== What you should do ==
Pull out of the data below the stretch of lines bounded by the one containing "Give me the" and the one containing "var yTicks = [1, 2, 3, 4, 5];", both bounds included, unchanged.

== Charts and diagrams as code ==
-- start --

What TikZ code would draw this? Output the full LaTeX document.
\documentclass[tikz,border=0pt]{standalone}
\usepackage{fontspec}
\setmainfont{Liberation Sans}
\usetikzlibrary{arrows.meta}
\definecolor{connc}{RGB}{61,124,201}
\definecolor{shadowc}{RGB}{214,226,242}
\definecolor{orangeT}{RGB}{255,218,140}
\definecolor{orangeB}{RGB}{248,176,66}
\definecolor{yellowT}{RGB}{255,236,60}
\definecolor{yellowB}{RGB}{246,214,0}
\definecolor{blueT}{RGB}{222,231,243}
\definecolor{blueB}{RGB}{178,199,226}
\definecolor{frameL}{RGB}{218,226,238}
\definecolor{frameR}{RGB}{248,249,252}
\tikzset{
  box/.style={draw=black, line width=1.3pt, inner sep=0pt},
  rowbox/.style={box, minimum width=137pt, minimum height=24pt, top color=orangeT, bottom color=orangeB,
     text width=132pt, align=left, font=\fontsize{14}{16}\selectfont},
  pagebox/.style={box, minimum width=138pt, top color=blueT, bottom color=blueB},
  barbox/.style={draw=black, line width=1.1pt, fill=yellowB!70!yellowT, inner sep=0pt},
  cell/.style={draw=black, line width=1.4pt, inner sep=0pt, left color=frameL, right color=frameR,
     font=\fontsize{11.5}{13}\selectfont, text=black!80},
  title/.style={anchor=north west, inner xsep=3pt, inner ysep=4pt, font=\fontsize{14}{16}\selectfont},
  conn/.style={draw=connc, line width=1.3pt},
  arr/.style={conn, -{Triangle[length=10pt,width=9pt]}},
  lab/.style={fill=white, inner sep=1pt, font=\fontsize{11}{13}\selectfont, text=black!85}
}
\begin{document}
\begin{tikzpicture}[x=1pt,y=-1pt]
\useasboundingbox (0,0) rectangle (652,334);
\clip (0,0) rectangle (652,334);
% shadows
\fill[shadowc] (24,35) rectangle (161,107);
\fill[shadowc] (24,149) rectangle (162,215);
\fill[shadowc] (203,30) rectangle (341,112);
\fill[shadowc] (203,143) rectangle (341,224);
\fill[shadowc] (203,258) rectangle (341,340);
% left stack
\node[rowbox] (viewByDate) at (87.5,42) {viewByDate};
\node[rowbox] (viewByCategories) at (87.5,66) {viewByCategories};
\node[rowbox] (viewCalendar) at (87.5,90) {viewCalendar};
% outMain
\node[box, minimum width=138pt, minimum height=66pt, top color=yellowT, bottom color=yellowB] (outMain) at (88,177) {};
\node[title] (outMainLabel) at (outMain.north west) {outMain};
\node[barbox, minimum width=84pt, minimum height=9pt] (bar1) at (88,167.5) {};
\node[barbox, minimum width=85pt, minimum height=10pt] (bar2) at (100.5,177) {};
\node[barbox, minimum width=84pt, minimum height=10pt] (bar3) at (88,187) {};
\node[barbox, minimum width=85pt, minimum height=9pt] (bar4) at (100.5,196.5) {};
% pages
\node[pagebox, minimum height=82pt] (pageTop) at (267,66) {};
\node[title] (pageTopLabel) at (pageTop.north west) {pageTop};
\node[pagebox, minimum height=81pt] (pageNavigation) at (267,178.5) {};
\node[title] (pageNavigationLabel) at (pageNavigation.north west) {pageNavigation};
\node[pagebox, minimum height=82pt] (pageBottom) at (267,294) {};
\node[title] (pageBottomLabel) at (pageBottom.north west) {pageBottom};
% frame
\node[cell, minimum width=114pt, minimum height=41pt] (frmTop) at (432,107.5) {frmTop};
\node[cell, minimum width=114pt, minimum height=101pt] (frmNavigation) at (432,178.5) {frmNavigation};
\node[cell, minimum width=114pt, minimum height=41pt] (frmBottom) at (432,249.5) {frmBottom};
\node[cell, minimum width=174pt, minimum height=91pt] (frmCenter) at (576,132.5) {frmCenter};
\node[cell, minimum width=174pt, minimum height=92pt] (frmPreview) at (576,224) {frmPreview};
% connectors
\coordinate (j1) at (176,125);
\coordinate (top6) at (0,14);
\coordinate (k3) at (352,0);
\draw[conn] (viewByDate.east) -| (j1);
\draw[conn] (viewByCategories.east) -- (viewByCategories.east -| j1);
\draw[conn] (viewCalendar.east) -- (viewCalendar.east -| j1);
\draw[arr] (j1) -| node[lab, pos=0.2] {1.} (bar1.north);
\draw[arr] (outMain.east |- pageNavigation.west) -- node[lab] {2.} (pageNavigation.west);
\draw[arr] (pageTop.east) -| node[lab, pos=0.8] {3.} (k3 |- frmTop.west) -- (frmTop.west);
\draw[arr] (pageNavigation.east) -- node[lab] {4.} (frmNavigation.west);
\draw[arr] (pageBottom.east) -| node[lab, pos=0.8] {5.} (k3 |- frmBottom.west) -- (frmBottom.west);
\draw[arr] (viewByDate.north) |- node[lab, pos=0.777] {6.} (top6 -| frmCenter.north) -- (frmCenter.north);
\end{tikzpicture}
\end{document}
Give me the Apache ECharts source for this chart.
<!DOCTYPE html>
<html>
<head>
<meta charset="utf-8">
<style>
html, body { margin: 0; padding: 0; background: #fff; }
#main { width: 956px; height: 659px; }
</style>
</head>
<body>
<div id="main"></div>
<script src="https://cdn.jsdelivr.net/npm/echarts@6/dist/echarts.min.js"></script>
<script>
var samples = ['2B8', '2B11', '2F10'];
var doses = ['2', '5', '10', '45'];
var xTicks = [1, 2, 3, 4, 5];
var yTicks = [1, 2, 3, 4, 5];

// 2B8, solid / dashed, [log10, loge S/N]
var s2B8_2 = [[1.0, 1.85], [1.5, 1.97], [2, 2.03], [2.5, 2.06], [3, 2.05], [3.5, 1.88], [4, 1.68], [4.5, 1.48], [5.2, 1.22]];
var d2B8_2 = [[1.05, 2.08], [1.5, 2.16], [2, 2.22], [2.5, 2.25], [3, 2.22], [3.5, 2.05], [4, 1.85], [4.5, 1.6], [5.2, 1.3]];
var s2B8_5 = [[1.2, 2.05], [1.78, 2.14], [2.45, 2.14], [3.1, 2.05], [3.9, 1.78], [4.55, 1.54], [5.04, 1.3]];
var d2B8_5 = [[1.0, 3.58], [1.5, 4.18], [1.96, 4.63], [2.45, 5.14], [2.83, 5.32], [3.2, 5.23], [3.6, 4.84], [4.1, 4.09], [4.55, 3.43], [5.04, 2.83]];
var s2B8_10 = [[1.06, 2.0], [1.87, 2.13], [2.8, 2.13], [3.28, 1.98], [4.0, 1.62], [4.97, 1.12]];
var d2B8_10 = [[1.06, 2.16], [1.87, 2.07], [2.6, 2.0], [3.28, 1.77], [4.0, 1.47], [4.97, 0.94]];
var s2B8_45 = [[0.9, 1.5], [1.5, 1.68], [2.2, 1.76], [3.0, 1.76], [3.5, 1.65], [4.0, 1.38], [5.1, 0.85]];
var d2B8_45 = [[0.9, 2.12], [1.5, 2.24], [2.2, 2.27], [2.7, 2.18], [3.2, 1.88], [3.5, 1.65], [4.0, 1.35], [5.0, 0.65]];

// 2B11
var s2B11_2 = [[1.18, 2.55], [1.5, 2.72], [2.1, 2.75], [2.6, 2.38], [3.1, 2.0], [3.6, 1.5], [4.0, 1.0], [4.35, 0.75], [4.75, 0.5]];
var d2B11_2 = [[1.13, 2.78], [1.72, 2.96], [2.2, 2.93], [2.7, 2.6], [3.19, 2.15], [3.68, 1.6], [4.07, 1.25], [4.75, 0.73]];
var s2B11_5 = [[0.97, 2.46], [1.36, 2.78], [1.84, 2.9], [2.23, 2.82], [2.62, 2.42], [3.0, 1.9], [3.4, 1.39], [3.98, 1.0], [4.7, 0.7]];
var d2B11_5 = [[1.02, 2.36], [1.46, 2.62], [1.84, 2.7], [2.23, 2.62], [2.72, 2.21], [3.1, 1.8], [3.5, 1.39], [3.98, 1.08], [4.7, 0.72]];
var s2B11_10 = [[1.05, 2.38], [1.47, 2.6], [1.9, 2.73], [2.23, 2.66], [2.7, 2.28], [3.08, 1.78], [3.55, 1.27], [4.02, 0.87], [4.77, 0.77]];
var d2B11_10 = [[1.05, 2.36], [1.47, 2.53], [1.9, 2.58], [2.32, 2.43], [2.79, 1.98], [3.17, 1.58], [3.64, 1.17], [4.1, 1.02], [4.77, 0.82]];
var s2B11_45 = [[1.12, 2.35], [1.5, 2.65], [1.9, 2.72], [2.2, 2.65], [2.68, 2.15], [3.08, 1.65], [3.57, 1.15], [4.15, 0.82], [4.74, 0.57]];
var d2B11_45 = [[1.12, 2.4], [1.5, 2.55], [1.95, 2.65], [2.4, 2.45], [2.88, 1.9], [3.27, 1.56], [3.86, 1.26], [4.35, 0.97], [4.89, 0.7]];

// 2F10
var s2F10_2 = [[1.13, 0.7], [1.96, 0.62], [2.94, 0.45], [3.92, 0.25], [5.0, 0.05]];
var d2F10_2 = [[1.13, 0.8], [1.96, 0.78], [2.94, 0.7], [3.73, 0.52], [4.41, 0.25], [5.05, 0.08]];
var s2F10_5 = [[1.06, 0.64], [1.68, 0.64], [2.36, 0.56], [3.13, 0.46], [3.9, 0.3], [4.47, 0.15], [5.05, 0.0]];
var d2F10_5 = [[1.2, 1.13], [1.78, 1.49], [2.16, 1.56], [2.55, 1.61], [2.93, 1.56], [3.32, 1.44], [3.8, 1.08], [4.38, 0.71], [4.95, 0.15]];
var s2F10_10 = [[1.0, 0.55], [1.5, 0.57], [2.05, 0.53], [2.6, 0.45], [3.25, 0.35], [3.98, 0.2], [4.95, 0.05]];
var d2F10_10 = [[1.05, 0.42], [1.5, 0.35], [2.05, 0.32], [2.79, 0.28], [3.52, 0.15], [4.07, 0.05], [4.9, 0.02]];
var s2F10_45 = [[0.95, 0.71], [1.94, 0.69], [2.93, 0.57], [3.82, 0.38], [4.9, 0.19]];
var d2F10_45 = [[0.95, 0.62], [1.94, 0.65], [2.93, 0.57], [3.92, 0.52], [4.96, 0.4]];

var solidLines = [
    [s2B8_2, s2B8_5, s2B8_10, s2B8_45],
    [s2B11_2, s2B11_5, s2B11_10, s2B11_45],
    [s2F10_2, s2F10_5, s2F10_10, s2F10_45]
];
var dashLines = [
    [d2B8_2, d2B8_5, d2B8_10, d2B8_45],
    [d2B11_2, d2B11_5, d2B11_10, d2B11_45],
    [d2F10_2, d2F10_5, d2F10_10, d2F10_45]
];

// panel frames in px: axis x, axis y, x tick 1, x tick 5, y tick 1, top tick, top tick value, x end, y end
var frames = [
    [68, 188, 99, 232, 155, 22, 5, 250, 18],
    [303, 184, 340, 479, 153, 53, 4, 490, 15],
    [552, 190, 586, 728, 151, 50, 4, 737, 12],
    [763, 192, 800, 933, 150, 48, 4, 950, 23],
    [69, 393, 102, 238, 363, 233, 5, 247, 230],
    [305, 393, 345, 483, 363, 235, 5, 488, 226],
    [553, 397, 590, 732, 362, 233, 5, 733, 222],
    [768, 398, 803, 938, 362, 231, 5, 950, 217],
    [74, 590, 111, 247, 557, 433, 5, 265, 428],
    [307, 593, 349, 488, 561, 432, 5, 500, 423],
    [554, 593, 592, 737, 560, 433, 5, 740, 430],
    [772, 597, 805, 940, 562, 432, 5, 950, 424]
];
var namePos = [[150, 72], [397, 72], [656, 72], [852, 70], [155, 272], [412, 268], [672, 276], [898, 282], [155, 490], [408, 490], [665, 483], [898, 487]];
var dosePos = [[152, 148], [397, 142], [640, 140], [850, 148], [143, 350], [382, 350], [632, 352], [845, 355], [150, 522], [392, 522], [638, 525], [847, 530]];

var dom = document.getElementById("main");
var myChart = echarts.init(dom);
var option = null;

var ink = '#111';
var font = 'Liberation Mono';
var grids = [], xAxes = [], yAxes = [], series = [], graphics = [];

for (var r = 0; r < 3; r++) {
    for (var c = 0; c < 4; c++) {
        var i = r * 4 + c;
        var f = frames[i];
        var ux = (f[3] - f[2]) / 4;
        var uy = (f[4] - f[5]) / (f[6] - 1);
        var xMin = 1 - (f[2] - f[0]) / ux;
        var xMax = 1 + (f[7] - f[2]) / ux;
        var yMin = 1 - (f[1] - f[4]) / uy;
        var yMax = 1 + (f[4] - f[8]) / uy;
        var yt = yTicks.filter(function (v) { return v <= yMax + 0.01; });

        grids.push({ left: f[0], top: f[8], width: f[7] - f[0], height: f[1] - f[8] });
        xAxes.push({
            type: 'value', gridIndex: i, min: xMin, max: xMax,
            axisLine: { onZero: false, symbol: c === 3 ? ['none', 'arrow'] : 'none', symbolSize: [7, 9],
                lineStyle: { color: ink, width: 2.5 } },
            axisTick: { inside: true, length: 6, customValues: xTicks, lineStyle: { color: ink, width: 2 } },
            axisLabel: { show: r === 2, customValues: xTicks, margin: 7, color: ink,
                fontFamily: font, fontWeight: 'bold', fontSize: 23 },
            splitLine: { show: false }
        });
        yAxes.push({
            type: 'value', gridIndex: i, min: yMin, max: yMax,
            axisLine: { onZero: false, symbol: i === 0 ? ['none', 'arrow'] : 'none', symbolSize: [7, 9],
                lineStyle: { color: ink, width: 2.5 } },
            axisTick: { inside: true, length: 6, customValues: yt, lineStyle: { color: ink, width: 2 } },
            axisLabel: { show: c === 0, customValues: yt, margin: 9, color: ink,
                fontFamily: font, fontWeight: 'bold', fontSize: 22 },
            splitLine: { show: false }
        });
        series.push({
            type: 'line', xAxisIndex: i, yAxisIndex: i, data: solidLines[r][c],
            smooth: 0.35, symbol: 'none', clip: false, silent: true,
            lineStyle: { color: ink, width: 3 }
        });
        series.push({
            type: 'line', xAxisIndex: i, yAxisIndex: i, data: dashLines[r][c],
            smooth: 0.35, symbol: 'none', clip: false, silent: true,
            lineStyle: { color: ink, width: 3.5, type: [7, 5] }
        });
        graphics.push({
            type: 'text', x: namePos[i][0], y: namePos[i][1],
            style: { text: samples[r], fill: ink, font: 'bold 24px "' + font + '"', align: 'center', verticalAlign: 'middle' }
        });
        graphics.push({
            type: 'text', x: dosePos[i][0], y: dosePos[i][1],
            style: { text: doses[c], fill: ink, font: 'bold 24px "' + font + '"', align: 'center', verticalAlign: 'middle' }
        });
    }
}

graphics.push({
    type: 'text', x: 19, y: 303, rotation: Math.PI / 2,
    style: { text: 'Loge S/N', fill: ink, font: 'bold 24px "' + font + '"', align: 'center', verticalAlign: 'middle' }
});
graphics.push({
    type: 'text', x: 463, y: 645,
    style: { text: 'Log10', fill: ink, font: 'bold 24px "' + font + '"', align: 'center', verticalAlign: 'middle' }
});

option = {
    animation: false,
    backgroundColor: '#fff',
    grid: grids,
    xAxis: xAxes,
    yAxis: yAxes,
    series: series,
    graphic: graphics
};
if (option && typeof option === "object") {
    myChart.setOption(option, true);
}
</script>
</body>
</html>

-- end --

== Output for this task ==
Give me the Apache ECharts source for this chart.
<!DOCTYPE html>
<html>
<head>
<meta charset="utf-8">
<style>
html, body { margin: 0; padding: 0; background: #fff; }
#main { width: 956px; height: 659px; }
</style>
</head>
<body>
<div id="main"></div>
<script src="https://cdn.jsdelivr.net/npm/echarts@6/dist/echarts.min.js"></script>
<script>
var samples = ['2B8', '2B11', '2F10'];
var doses = ['2', '5', '10', '45'];
var xTicks = [1, 2, 3, 4, 5];
var yTicks = [1, 2, 3, 4, 5];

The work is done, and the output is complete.